Jul. 10—Manhattan city commissioners Tuesday will look at a proposed 2022 city budget that will raise the property tax bill of an average homeowner by 12.6%.
The meeting starts at 5:30 p.m. at City Hall. Officials also will broadcast the meeting on Cox Cable Channel 3, the Manhattan city government website and Facebook.
City administrators are proposing a 2022 property tax rate of 54.914 mills, an increase over the 2021 rate of 49.835. A mill is $1 in tax for every $1,000 in assessed, taxable property value.
That would mean the owner of a $100,000 home paying $573.10 in taxes during 2021 would pay $645.40 in 2022, an increase of $72.30 or 12.6%.
Among the reasons given by city administrators for the increase include a 2.378-mill increase over 2021 for the Riley County Police Department, a 0.182-mill increase for the Manhattan Library Fund and a 2.579-mill increase for city-supported services in 2022, officials said.
The city is statutorily required to fund the combined 2.5 mill increase for the library and police department, officials said.
Additionally, city administrators adjusted the bond and interest fund with a slight decrease in the mill levy for 2022, but staff forecasts an increase to the fund in 2023.
This year, Kansas law changed to require cities to notify the state if the proposed budget is above "revenue neutral."
The commission on Tuesday will vote on a resolution to declaring their intent to levy a property tax rate above revenue neutral with a maximum levy of 54.914 mills.
Because property valuations are increasing, the city would have to lower the tax rate to stay revenue neutral.

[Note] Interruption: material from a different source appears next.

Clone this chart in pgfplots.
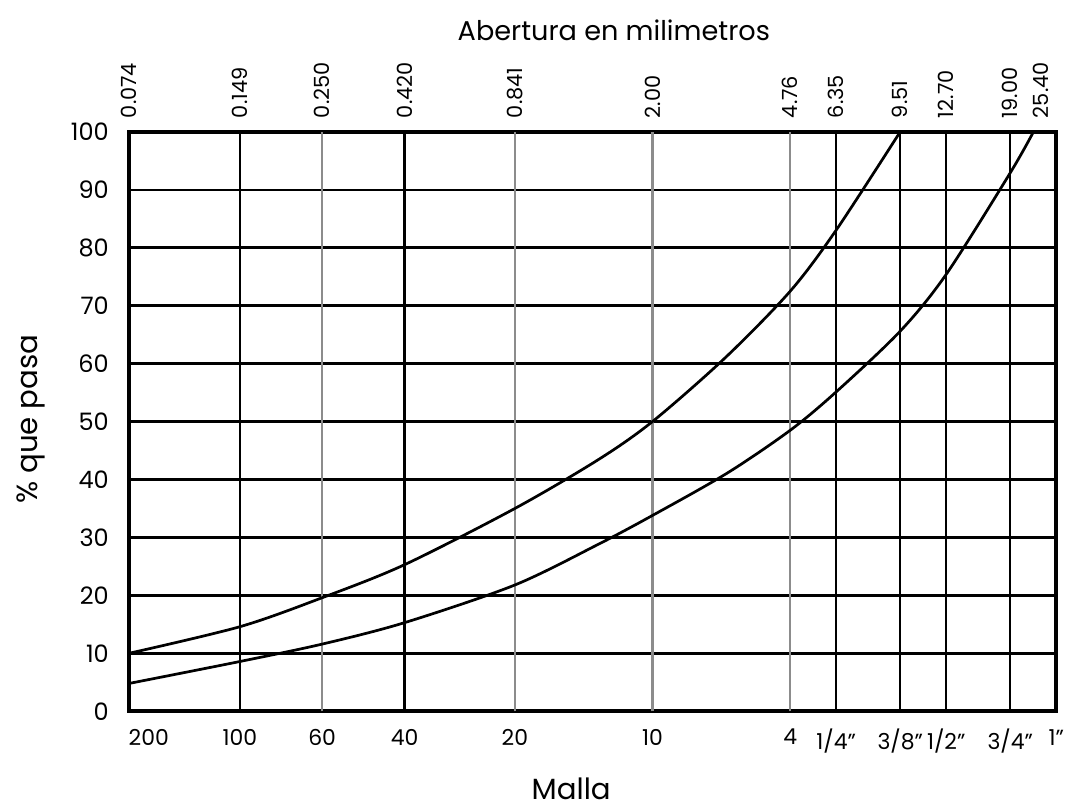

Because the city is looking at increasing the mill levy in 2022, the city must adhere to the state's budget process for cities exceeding revenue neutral budgets. City staff must notify Riley County about the increase by July 20, officials said.
Additionally, the Manhattan Area Chamber of Commerce will present its 2022 budget request for economic development to city commissioners. The Manhattan Convention and Visitors Bureau also will give a second quarter update.
Commissioners also will review the final draft of the city's new development code. Officials have updated Manhattan Development Code, formerly known as the Unified Development Ordinance, with new zoning regulations into one document. The main goal is to put all the zoning and design information into one document and make it easier for the public to understand. The commission will review the draft with Chad Bunger, assistant director of community development for the city government.